Figure scripts:
════
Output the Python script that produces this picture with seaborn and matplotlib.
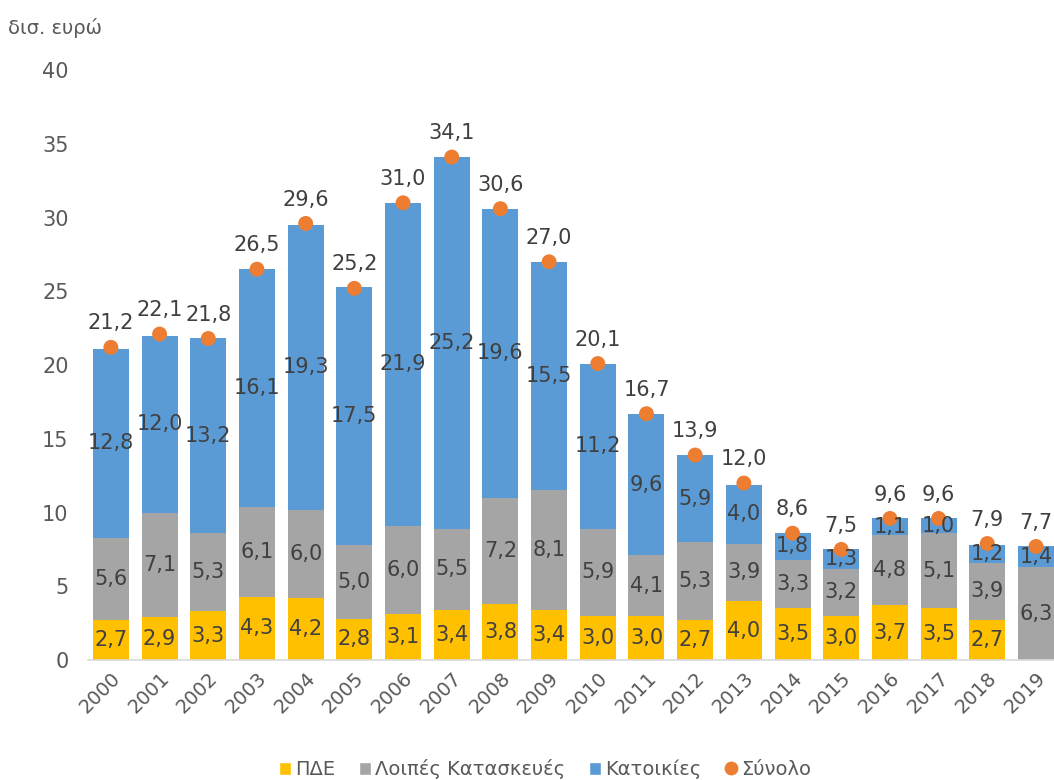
import matplotlib
matplotlib.use("Agg")
import matplotlib.pyplot as plt
import seaborn as sns
import numpy as np
import pandas as pd
from matplotlib.lines import Line2D
from matplotlib.patches import Patch

years = [str(y) for y in range(2000, 2020)]
pde = [2.7, 2.9, 3.3, 4.3, 4.2, 2.8, 3.1, 3.4, 3.8, 3.4, 3.0, 3.0, 2.7, 4.0, 3.5, 3.0, 3.7, 3.5, 2.7, 0.0]
other = [5.6, 7.1, 5.3, 6.1, 6.0, 5.0, 6.0, 5.5, 7.2, 8.1, 5.9, 4.1, 5.3, 3.9, 3.3, 3.2, 4.8, 5.1, 3.9, 6.3]
housing = [12.8, 12.0, 13.2, 16.1, 19.3, 17.5, 21.9, 25.2, 19.6, 15.5, 11.2, 9.6, 5.9, 4.0, 1.8, 1.3, 1.1, 1.0, 1.2, 1.4]
total = [21.2, 22.1, 21.8, 26.5, 29.6, 25.2, 31.0, 34.1, 30.6, 27.0, 20.1, 16.7, 13.9, 12.0, 8.6, 7.5, 9.6, 9.6, 7.9, 7.7]
series_names = ["ΠΔΕ", "Λοιπές Κατασκευές", "Κατοικίες", "Σύνολο"]

C_PDE = "#FFC000"
C_OTH = "#A5A5A5"
C_HOU = "#5B9BD5"
C_TOT = "#ED7D31"
TXT = "#404040"

df = pd.DataFrame({"year": years, "pde": pde, "other": other, "housing": housing, "total": total})
df["c1"] = df["pde"]
df["c2"] = df["pde"] + df["other"]
df["c3"] = df["c2"] + df["housing"]

sns.set_theme(style="white")
plt.rcParams["font.family"] = ["DejaVu Sans"]

fig = plt.figure(figsize=(10.54, 7.8), dpi=100)
ax = fig.add_axes([0.0835, 0.1538, 0.9165, 0.7564])

W = 0.74
for col, c in [("c3", C_HOU), ("c2", C_OTH), ("c1", C_PDE)]:
    sns.barplot(data=df, x="year", y=col, color=c, width=W, saturation=1, ax=ax,
                errorbar=None, linewidth=0, edgecolor="none")
sns.scatterplot(data=df, x="year", y="total", color=C_TOT, s=115, edgecolor="none", ax=ax, zorder=5)

def fmt(v):
    return f"{v:.1f}".replace(".", ",")

fs = 15
for i in range(len(years)):
    if pde[i] > 0:
        ax.text(i, pde[i] / 2, fmt(pde[i]), ha="center", va="center", fontsize=fs, color=TXT, zorder=6)
    if other[i] > 0:
        ax.text(i, pde[i] + other[i] / 2, fmt(other[i]), ha="center", va="center", fontsize=fs, color=TXT, zorder=6)
    if housing[i] > 0:
        ax.text(i, pde[i] + other[i] + housing[i] / 2, fmt(housing[i]), ha="center", va="center", fontsize=fs, color=TXT, zorder=6)
    ax.annotate(fmt(total[i]), (i, total[i]), xytext=(0, 10), textcoords="offset points",
                ha="center", va="bottom", fontsize=fs, color=TXT, zorder=6)

ax.set_xlim(-0.47, 19.37)
ax.set_ylim(0, 40)
ax.set_yticks(np.arange(0, 41, 5))
ax.tick_params(axis="y", labelsize=15, labelcolor="#595959", length=0, pad=14)
ax.tick_params(axis="x", labelsize=14, labelcolor="#595959", length=0, pad=6)
for lab in ax.get_xticklabels():
    lab.set_rotation(45)
    lab.set_ha("right")
    lab.set_rotation_mode("anchor")
ax.set_xlabel("")
ax.set_ylabel("")
for s in ["top", "right", "left"]:
    ax.spines[s].set_visible(False)
ax.spines["bottom"].set_color("#D9D9D9")
ax.spines["bottom"].set_linewidth(1.2)

fig.text(0.008, 0.964, "δισ. ευρώ", fontsize=14, color="#595959", ha="left", va="center")

handles = [
    Patch(facecolor=C_PDE, label=series_names[0]),
    Patch(facecolor=C_OTH, label=series_names[1]),
    Patch(facecolor=C_HOU, label=series_names[2]),
    Line2D([0], [0], marker="o", color="none", markerfacecolor=C_TOT, markeredgecolor="none", markersize=10, label=series_names[3]),
]
fig.legend(handles=handles, loc="center", bbox_to_anchor=(0.517, 0.014), ncol=4, frameon=False,
           fontsize=14, labelcolor="#595959", handlelength=0.65, handleheight=0.65, handletextpad=0.2,
           columnspacing=1.2)

fig.savefig("out.png", dpi=100)
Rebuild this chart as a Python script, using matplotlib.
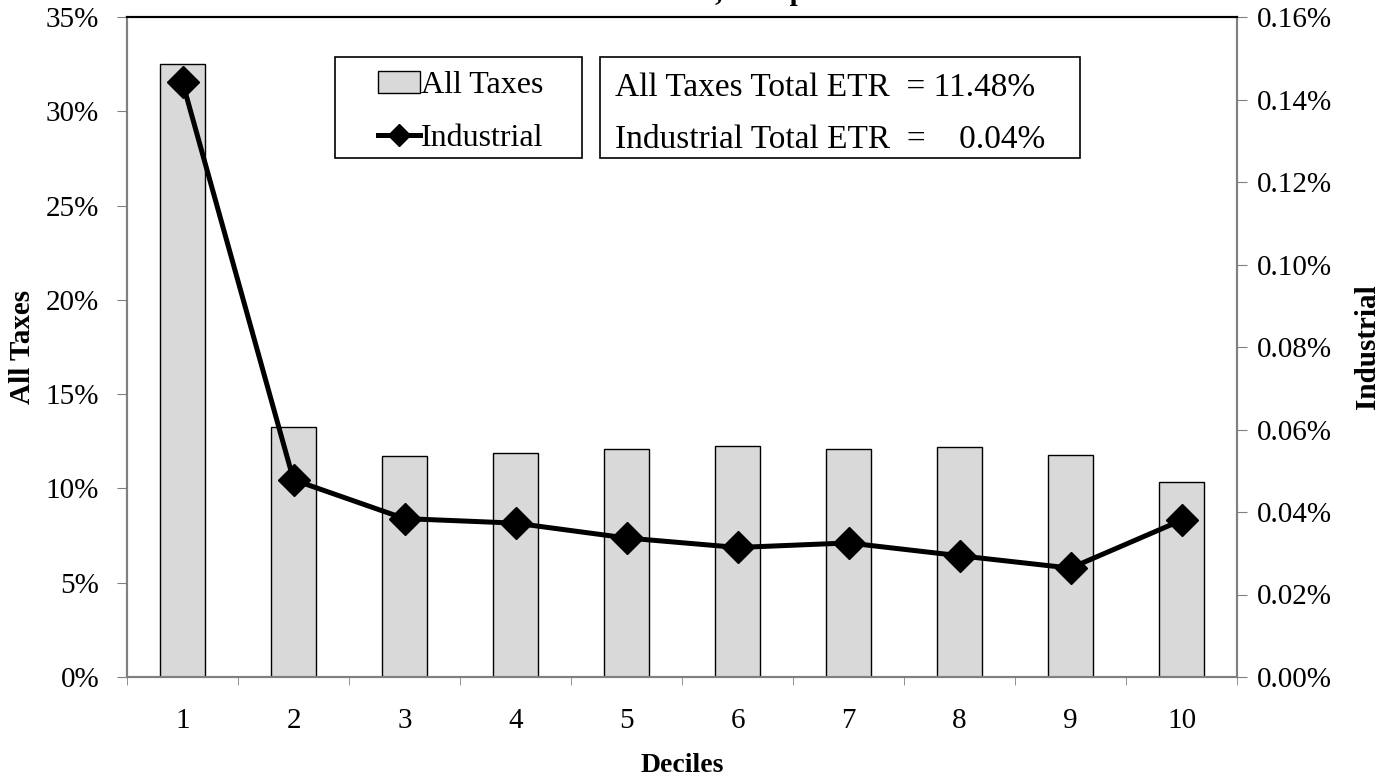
════
DIRECTIVE:
Go through the records above and copy every line with the word "this".

THE RESPONSE:
Output the Python script that produces this picture with seaborn and matplotlib.
Rebuild this chart as a Python script, using matplotlib.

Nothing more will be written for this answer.